What about SWFs?

Last week a couple of readers pinged me via the Skribit widget on this blog to ask what impact Sovereign Wealth Funds might have on the mortgage technology space. Recently, Mark Dangelo and I completed work on a second industry sector report for the mortgage business where we focused a bit of our attention on SWFs and their anticipated impacts on the US financial services industry. You can find out more about that here and here. But will those impacts filter down to the technology suppliers that serve lenders?

I am currently working on a feature story that I hope will appear in an upcoming issue of Mortgage Banking about tech firms in this space that may be for sale or in play. I'll be poking around at the Mortgage Banker's Association's Technology in Mortgage Banking conference next week for that and welcome any tips or information you care to share with me (on or off the record). While I expect to find a number of players that wouldn't mind being adopted, I'll be surprised to find SWFs filling too many tables at the mixers.
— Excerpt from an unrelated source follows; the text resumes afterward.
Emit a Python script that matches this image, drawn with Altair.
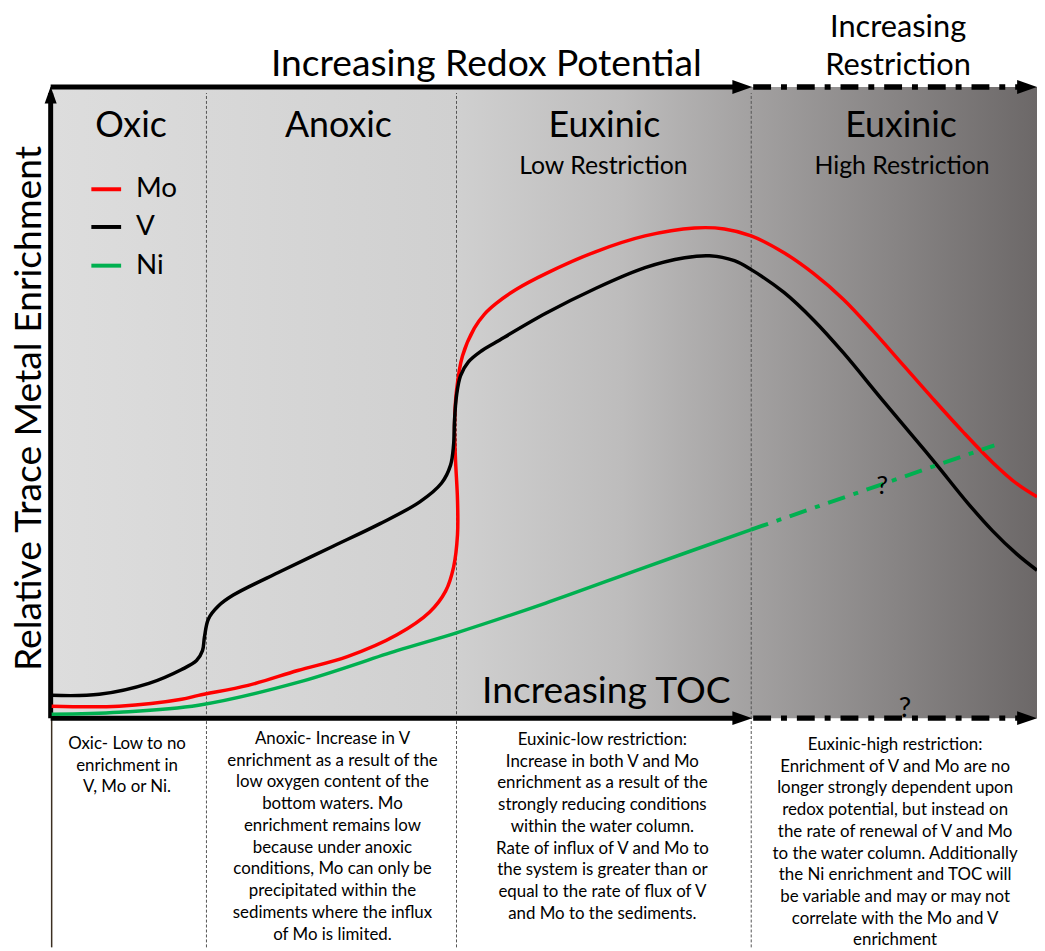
import altair as alt
import pandas as pd

FONT = "Lato"

# ---------------- data: relative TOC position (0 = enrichment axis) vs relative enrichment (0 = TOC axis)
v_toc = [1, 49, 99, 132, 147, 153, 155, 159, 169, 184, 232, 282, 332, 372, 394, 403, 406, 407, 409, 413,
         421, 434, 449, 499, 549, 599, 639, 664, 689, 706, 739, 769, 799, 837, 869, 894, 924, 949, 974, 994]
v_enr = [23, 24, 35, 49, 58, 68, 82, 100, 113, 124, 148, 172, 196, 218, 237, 255, 275, 300, 325, 345,
         359, 370, 379, 408, 433, 454, 464, 466, 461, 452, 429, 401, 368, 322, 284, 254, 217, 189, 165, 149]

mo_toc = [1, 69, 132, 149, 199, 249, 299, 349, 382, 398, 406, 410, 410, 408, 407, 409, 415, 427, 437, 449,
          469, 499, 549, 599, 649, 679, 706, 739, 769, 799, 829, 859, 889, 919, 949, 974, 994]
mo_enr = [12, 12, 19, 23, 33, 48, 62, 84, 107, 128, 152, 185, 220, 260, 295, 330, 365, 393, 407, 418,
          432, 448, 470, 486, 494, 493, 486, 469, 448, 422, 390, 356, 322, 289, 258, 236, 223]

ni_toc = [1, 69, 149, 249, 349, 409, 499, 599, 706]
ni_enr = [4, 6, 13, 36, 68, 86, 116, 152, 190]
ni_proj_toc = [706, 951]
ni_proj_enr = [190, 275]

metals = ["Mo", "V", "Ni"]
metal_colors = ["#ff0000", "#000000", "#00b050"]
legend_enr = [533, 495, 456]

zone_bounds = [157, 409, 706]
zone_names = ["Oxic", "Anoxic", "Euxinic", "Euxinic"]
zone_name_x = [81, 290, 558, 857]
zone_sub = ["Low Restriction", "High Restriction"]
zone_sub_x = [557, 858]

desc_x = [77, 284, 556, 851]
desc_y = [-31, -26, -27, -32]
desc_lines = [
    ["Oxic- Low to no", "enrichment in", "V, Mo or Ni."],
    ["Anoxic- Increase in V", "enrichment as a result of the", "low oxygen content of the",
     "bottom waters. Mo", "enrichment remains low", "because under anoxic",
     "conditions, Mo can only be", "precipitated within the", "sediments where the influx",
     "of Mo is limited."],
    ["Euxinic-low restriction:", "Increase in both V and Mo", "enrichment as a result of the",
     "strongly reducing conditions", "within the water column.", "Rate of influx of V and Mo to",
     "the system is greater than or", "equal to the rate of flux of V", "and Mo to the sediments."],
    ["Euxinic-high restriction:", "Enrichment of V and Mo are no", "longer strongly dependent upon",
     "redox potential, but instead on", "the rate of renewal of V and Mo",
     "to the water column. Additionally", "the Ni enrichment and TOC will",
     "be variable and may or may not", "correlate with the Mo and V", "enrichment"],
]

# ---------------- scales
W, H = 1037, 943
xs = alt.Scale(domain=[-43, 994], nice=False, zero=False)
ys = alt.Scale(domain=[-231, 712], nice=False, zero=False)


def X(f="x"):
    return alt.X(f"{f}:Q", scale=xs, axis=None)


def Y(f="y"):
    return alt.Y(f"{f}:Q", scale=ys, axis=None)


def label(x, y, text, size, **kw):
    df = pd.DataFrame({"x": [x], "y": [y], "t": [text]})
    return alt.Chart(df).mark_text(font=FONT, fontSize=size, **kw).encode(
        x=X(), y=Y(), text="t:N")


layers = []

# background gradient
bg = pd.DataFrame({"x": [0], "x2": [994], "y": [0], "y2": [636]})
grad = alt.LinearGradient(
    gradient="linear",
    stops=[alt.GradientStop(color="#dddddd", offset=0),
           alt.GradientStop(color="#d0d0d0", offset=0.41),
           alt.GradientStop(color="#bdbcbc", offset=0.58),
           alt.GradientStop(color="#a3a1a1", offset=0.71),
           alt.GradientStop(color="#6c6868", offset=1)],
    x1=0, x2=1, y1=0, y2=0)
layers.append(alt.Chart(bg).mark_rect(color=grad).encode(x=X(), x2="x2:Q", y=Y(), y2="y2:Q"))

# zone separators
sep = pd.DataFrame({"x": zone_bounds, "y": [-231] * 3, "y2": [630] * 3})
layers.append(alt.Chart(sep).mark_rule(color="#555555", strokeWidth=1, strokeDash=[3, 2]).encode(
    x=X(), y=Y(), y2="y2:Q"))

# thin left border of the description table
layers.append(alt.Chart(pd.DataFrame({"x": [1], "y": [-231], "y2": [0]})).mark_rule(
    color="#3b2f22", strokeWidth=1.5).encode(x=X(), y=Y(), y2="y2:Q"))

# solid axes
ax = pd.DataFrame({"x": [0, 0, 0], "x2": [0, 697, 697], "y": [0, 0, 636], "y2": [630, 0, 636]})
layers.append(alt.Chart(ax).mark_rule(color="black", strokeWidth=5).encode(
    x=X(), x2="x2:Q", y=Y(), y2="y2:Q"))

# dash-dot axis extensions
axd = pd.DataFrame({"x": [708, 708], "x2": [984, 984], "y": [0, 636], "y2": [0, 636]})
layers.append(alt.Chart(axd).mark_rule(color="black", strokeWidth=5.5, strokeDash=[18, 10, 6, 10]).encode(
    x=X(), x2="x2:Q", y=Y(), y2="y2:Q"))

# arrow heads
arr_r = pd.DataFrame({"x": [697, 984, 697, 984], "y": [0, 0, 636, 636]})
layers.append(alt.Chart(arr_r).mark_point(
    shape="M-1,-0.7L1,0L-1,0.7Z", filled=True, color="black", opacity=1, size=400).encode(x=X(), y=Y()))
arr_u = pd.DataFrame({"x": [0], "y": [628]})
layers.append(alt.Chart(arr_u).mark_point(
    shape="M-0.7,1L0,-1L0.7,1Z", filled=True, color="black", opacity=1, size=300).encode(x=X(), y=Y()))

# curves
rows = []
for m, tl, el in [("Mo", mo_toc, mo_enr), ("V", v_toc, v_enr), ("Ni", ni_toc, ni_enr)]:
    for i, (t, e) in enumerate(zip(tl, el)):
        rows.append({"metal": m, "toc": t, "enr": e, "o": i})
curves = pd.DataFrame(rows)
cscale = alt.Scale(domain=metals, range=metal_colors)
layers.append(alt.Chart(curves).mark_line(strokeWidth=3.5, interpolate="catmull-rom").encode(
    x=X("toc"), y=Y("enr"), order="o:Q",
    color=alt.Color("metal:N", scale=cscale, legend=None), detail="metal:N"))

# Ni projection (uncertain)
proj = pd.DataFrame({"toc": ni_proj_toc, "enr": ni_proj_enr})
layers.append(alt.Chart(proj).mark_line(color="#00b050", strokeWidth=4, strokeDash=[18, 9, 5, 9]).encode(
    x=X("toc"), y=Y("enr")))

# legend
leg = pd.DataFrame({"metal": metals, "x": [41] * 3, "x2": [71] * 3, "y": legend_enr, "lx": [86] * 3})
layers.append(alt.Chart(leg).mark_rule(strokeWidth=4).encode(
    x=X(), x2="x2:Q", y=Y(), color=alt.Color("metal:N", scale=cscale, legend=None)))
layers.append(alt.Chart(leg).mark_text(font=FONT, fontSize=28, align="left", baseline="middle",
                                       color="black").encode(x=X("lx"), y=Y(), text="metal:N"))

# zone titles
for name, xx in zip(zone_names, zone_name_x):
    layers.append(label(xx, 597, name, 36, align="center", baseline="middle"))
for name, xx in zip(zone_sub, zone_sub_x):
    layers.append(label(xx, 556, name, 25, align="center", baseline="middle"))

# big titles
layers.append(label(439, 658, "Increasing Redox Potential", 37.5, align="center", baseline="middle"))
layers.append(label(854, 695, "Increasing", 31, align="center", baseline="middle"))
layers.append(label(854, 657, "Restriction", 31, align="center", baseline="middle"))
layers.append(label(-21, 312, "Relative Trace Metal Enrichment", 37.5, align="center",
                    baseline="middle", angle=270))
layers.append(label(560, 26, "Increasing TOC", 37.5, align="center", baseline="middle"))
layers.append(label(861, 9, "?", 28, align="center", baseline="middle"))
layers.append(label(838, 234, "?", 26, align="center", baseline="middle"))

# description texts
for lines, xx, yy in zip(desc_lines, desc_x, desc_y):
    layers.append(alt.Chart(pd.DataFrame({"x": [xx], "y": [yy]})).mark_text(
        text=lines, font=FONT, fontSize=17, lineHeight=21.9, align="center", baseline="alphabetic",
        color="black").encode(x=X(), y=Y()))

chart = alt.layer(*layers).properties(
    width=W, height=H, padding=0, autosize=alt.AutoSizeParams(type="none"),
    background="white"
).configure_view(stroke=None)

chart.save("out.html", embed_options={"renderer": "svg", "actions": False})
My feeling is that most tech players, with the possible exception of some brands held by the F companies (Fidelity, First American and Fiserv) are probably not big enough fish to attract the attention of these buyers. I doubt these investors know or understand much about that part of our business and if they take only a precursory look they'll see maturing technologies (in that much of our software hasn't been fully Web-enabled for long and we're not even doing electronic documents on a production scale yet) in a rapidly shrinking market (hundreds of lenders out of business in the past 18 months, and now lenders with extremely low delinquency and default numbers like Thornburg are under the gun) with little capacity to expand into other lines of business. I don't see a lot of foreign funds making that kind of an investment.

The exception, of course, would be China, who would love to have access to technology that would stream US financial data across its dashboards like a heads-up display on its World Domination Machine. But don't get me started.

I expect any parties interested in acquiring these assets will probably come from a competing firm or from a domestic bank. Mortgage lenders are not likely to be buying much these days.

But I don't think it will be the biggest institutions. That group learned a lot from BofA's acquisition of Framework, Tarrytown, NY. Probably mid-tier banks or other tech companies funded by domestic venture capital (of which there is plenty right now). I'll continue to work on the story and let you know what I find.